I argue that, pending some refinements to be discussed below, these are the conditions created by the Dawes Plan of 1924. Transfer protection created a mechanism which would always put reparation claimants at the end of the line waiting in front of the foreign exchange counter at the German central bank. As long as this scheme was safe, foreign creditors could act just as if the reparations agent was not present. For the Germans, high credit demand for economic reconstruction and high reparation annuities meant that the constraint would soon be reached. The incentive was to prefer repaying credits to paying out reparations, i.e, to take in credit at maximum rates.
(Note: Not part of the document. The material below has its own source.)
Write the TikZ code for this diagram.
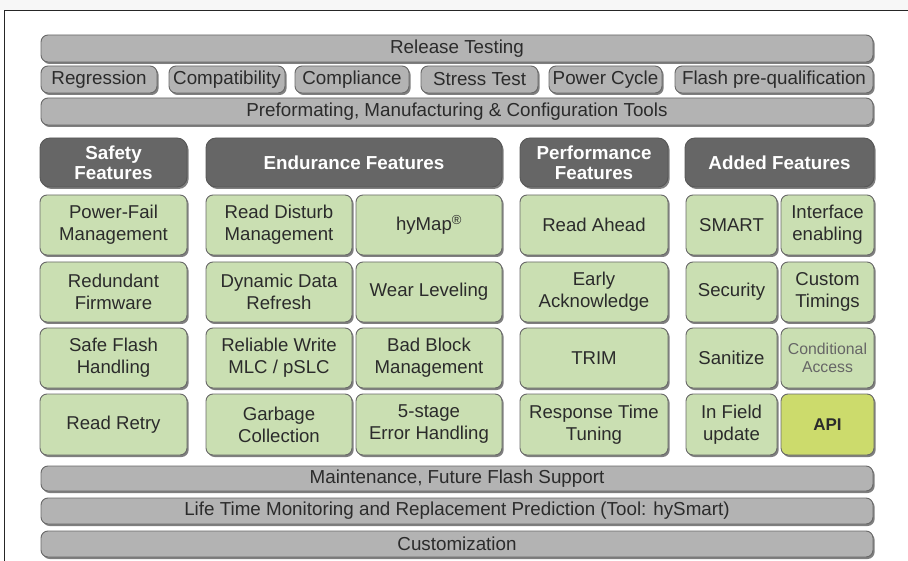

There is an incentive problem also for reparation creditors. Once these understand the behavior of the reparation debtor, they want to renege on transfer protection. If in the model, the chance of reparations attaining first charge in the second period is the only source of risk, then under very general assumptions it can be shown that there is no default risk. To be able to default on reparations, the country would have to start borrowing at risk premia. As the reparation regime is the only source of risk, this would reveal the country's intention to default, which could be prevented by renouncing on transfer protection. However, if there are also other sources of risk like productivity shocks, the country may borrow at risk premia even if it does not intend to default on reparations. Then, partial default will only arise if in the second period, adverse productivity shocks occur. The incidence of default will then depend on the reparation regimes chosen by the reparation creditors.
However, in this case where reparation creditors may renege transfer protection, the credit limit for the debtor country in international markets is lower than in the case of continuing transfer protection. With it, a credit crunch in the domestic economy becomes more likely when transfer protection is abandoned: the country now bears part of the business-cycle risk herself, and due to the high amount of credit already outstanding she is extremely vulnerable to that risk. This is the essence of Schacht's criticism of the Young Plan.
Extending the model shows that once an adverse shock has occurred (as it did in 1930/1), no fresh money will be made available unless either reparations are abandoned or a positive shock occurs. In particular, standstill agreements or moratoria (like the Hoover moratorium on reparations of mid-1931) are insufficient to overcome the country's constraint and restore her international creditworthiness. This provides a rationale for the German attempts of 1930/32 to combine strict budgetary discipline and deflation with the goal of removing reparations, which was attained in mid 1932.